Dataset.
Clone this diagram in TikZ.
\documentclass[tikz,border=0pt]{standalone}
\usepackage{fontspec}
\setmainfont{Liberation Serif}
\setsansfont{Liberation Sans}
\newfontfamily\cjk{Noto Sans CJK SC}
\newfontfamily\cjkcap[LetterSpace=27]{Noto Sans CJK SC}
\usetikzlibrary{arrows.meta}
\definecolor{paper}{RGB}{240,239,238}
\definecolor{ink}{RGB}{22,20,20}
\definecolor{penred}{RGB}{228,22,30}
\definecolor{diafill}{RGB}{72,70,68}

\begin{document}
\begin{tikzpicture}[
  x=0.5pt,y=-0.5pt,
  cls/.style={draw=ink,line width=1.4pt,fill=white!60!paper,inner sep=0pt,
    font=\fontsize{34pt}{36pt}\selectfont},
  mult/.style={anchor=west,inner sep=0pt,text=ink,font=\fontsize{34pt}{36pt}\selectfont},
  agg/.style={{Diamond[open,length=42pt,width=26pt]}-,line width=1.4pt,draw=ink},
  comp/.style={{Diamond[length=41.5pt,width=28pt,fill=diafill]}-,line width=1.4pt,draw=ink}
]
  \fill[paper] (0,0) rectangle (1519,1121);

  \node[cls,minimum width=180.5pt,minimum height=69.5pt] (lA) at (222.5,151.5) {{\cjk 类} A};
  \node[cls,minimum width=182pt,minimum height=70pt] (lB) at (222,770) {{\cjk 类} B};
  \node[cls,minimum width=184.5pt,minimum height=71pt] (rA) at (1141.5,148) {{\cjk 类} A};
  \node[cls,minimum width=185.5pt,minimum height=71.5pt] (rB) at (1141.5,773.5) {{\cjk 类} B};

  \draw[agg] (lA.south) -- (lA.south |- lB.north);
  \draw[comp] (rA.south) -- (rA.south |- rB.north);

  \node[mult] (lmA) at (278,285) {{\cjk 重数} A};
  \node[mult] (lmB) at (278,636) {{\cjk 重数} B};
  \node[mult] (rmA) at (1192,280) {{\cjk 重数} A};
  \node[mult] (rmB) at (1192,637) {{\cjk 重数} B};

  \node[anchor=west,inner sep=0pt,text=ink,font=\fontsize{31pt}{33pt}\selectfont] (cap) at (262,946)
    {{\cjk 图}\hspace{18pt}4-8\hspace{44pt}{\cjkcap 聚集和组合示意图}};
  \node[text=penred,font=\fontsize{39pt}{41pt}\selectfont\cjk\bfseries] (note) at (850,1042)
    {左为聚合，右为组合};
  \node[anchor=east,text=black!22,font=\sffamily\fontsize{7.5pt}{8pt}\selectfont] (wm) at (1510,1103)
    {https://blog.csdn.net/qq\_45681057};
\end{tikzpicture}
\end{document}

==

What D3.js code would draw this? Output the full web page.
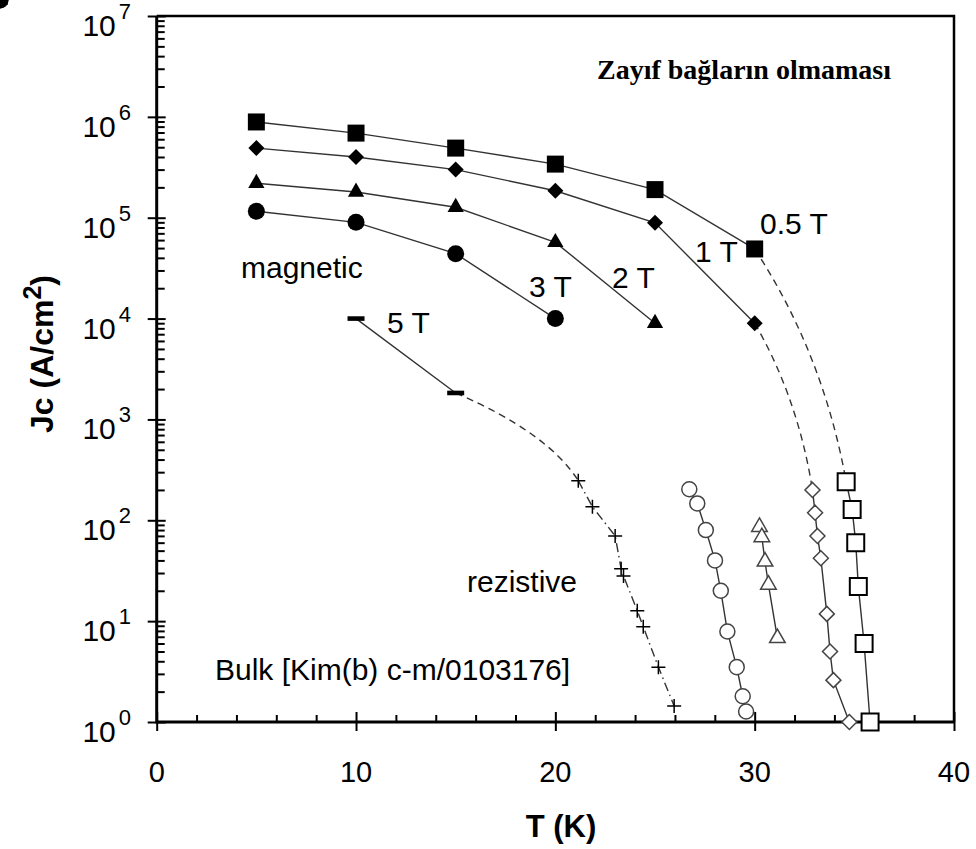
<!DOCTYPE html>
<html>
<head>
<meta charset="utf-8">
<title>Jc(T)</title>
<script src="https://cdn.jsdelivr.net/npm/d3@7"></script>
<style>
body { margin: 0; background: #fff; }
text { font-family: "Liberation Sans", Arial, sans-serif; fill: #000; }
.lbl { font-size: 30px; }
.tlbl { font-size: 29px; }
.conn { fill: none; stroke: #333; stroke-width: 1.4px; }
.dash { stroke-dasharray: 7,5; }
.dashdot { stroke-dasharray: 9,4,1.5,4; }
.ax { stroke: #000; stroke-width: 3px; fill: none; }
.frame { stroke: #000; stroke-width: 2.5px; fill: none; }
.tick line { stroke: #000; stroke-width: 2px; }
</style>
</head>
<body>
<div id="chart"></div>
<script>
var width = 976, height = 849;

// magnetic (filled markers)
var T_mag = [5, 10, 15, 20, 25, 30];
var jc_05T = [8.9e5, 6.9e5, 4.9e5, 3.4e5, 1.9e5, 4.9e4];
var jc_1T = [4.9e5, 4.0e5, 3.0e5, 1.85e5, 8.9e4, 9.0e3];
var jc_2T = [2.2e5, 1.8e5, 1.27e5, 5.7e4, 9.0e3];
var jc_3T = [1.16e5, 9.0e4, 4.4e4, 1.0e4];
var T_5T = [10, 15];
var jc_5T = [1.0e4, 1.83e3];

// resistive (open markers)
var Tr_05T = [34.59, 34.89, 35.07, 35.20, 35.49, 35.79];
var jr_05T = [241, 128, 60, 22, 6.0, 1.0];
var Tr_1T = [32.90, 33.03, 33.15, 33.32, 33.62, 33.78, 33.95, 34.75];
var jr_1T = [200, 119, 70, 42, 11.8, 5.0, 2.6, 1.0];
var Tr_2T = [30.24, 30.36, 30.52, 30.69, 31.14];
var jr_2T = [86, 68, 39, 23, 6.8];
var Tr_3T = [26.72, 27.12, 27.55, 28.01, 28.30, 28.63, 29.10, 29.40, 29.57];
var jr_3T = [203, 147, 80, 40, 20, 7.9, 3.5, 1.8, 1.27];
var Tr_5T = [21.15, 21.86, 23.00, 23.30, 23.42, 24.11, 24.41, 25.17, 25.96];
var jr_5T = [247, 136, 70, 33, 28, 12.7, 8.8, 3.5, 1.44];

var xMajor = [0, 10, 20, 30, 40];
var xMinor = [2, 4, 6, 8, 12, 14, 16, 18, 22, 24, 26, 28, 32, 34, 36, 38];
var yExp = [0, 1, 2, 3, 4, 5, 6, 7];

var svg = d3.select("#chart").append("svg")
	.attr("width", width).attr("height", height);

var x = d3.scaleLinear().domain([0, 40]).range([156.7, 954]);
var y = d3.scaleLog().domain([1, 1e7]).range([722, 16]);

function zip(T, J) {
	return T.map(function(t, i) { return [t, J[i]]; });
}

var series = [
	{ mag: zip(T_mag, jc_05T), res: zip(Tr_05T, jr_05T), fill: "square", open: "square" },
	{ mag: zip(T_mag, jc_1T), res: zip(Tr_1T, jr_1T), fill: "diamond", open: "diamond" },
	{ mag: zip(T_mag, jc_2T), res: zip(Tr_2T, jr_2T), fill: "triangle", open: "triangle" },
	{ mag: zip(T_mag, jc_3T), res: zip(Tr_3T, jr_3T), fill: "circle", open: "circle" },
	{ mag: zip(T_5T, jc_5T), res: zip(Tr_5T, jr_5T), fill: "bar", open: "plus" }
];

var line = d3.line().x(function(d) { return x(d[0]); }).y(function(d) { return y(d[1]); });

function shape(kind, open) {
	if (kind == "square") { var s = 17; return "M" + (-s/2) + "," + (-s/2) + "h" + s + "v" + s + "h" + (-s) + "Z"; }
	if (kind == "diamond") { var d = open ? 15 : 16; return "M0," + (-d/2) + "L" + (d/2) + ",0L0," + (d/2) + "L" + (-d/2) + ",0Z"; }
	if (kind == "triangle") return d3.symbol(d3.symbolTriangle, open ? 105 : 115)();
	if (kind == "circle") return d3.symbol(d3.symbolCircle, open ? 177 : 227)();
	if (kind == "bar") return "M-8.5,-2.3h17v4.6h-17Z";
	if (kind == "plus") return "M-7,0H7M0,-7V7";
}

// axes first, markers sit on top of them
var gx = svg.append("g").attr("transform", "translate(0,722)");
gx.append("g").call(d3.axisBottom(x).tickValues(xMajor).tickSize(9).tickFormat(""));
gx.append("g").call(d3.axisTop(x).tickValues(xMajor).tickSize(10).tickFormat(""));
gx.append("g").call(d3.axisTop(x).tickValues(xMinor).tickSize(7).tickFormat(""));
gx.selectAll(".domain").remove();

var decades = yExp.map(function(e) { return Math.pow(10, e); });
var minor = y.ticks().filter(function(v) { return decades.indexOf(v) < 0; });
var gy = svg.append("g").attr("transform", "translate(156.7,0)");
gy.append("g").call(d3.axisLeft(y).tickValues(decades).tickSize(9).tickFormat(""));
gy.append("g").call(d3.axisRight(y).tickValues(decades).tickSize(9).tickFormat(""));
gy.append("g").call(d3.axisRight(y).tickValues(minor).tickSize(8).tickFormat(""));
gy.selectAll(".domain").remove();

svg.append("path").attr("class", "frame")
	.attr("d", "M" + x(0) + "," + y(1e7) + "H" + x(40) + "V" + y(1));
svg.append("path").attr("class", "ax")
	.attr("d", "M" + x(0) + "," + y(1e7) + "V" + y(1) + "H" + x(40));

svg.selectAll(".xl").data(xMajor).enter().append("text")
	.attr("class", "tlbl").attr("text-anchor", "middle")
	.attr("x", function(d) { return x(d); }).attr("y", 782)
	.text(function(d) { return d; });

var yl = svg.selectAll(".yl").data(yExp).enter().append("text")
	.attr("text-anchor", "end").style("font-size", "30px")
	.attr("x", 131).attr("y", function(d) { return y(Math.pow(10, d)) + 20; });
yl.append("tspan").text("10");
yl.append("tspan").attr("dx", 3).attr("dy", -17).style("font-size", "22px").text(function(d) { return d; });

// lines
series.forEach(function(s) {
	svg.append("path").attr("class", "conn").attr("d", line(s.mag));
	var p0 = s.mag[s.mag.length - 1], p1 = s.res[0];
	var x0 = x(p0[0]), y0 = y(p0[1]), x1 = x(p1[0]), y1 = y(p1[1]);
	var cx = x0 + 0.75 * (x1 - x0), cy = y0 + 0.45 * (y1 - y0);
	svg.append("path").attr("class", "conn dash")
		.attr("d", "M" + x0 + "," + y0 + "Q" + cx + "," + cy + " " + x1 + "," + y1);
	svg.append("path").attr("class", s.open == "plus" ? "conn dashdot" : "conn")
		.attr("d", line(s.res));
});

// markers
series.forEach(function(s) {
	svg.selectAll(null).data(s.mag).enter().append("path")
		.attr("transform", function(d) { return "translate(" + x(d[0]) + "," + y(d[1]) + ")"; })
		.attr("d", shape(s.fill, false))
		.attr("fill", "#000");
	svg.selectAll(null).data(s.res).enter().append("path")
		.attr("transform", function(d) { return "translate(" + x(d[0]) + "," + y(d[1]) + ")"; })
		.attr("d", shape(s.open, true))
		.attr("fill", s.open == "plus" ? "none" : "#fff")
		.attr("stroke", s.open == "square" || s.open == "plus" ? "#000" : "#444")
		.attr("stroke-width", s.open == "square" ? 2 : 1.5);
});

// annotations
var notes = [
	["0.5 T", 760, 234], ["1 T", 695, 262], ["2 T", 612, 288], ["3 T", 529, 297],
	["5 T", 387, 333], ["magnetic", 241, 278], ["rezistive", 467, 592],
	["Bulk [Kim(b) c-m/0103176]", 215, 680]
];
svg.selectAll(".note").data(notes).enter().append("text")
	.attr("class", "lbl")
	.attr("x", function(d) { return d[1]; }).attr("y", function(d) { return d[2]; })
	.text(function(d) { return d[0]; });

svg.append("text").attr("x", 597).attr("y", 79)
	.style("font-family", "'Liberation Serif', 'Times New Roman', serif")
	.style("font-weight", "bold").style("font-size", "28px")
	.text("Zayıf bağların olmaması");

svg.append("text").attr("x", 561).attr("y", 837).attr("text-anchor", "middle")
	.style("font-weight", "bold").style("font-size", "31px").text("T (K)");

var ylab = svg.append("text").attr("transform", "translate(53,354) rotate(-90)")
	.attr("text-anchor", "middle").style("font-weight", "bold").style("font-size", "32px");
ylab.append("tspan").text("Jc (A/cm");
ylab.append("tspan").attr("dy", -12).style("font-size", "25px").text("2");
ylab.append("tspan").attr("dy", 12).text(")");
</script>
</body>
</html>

What the task requires. Restate word for word the part that opens with the line containing "What D3.js code" and closes with the line containing "var jc_5T = [1.0e4, 1.83e3];", both ends included, and nothing else. Omit any images.

Exercise result.
What D3.js code would draw this? Output the full web page.
<!DOCTYPE html>
<html>
<head>
<meta charset="utf-8">
<title>Jc(T)</title>
<script src="https://cdn.jsdelivr.net/npm/d3@7"></script>
<style>
body { margin: 0; background: #fff; }
text { font-family: "Liberation Sans", Arial, sans-serif; fill: #000; }
.lbl { font-size: 30px; }
.tlbl { font-size: 29px; }
.conn { fill: none; stroke: #333; stroke-width: 1.4px; }
.dash { stroke-dasharray: 7,5; }
.dashdot { stroke-dasharray: 9,4,1.5,4; }
.ax { stroke: #000; stroke-width: 3px; fill: none; }
.frame { stroke: #000; stroke-width: 2.5px; fill: none; }
.tick line { stroke: #000; stroke-width: 2px; }
</style>
</head>
<body>
<div id="chart"></div>
<script>
var width = 976, height = 849;

// magnetic (filled markers)
var T_mag = [5, 10, 15, 20, 25, 30];
var jc_05T = [8.9e5, 6.9e5, 4.9e5, 3.4e5, 1.9e5, 4.9e4];
var jc_1T = [4.9e5, 4.0e5, 3.0e5, 1.85e5, 8.9e4, 9.0e3];
var jc_2T = [2.2e5, 1.8e5, 1.27e5, 5.7e4, 9.0e3];
var jc_3T = [1.16e5, 9.0e4, 4.4e4, 1.0e4];
var T_5T = [10, 15];
var jc_5T = [1.0e4, 1.83e3];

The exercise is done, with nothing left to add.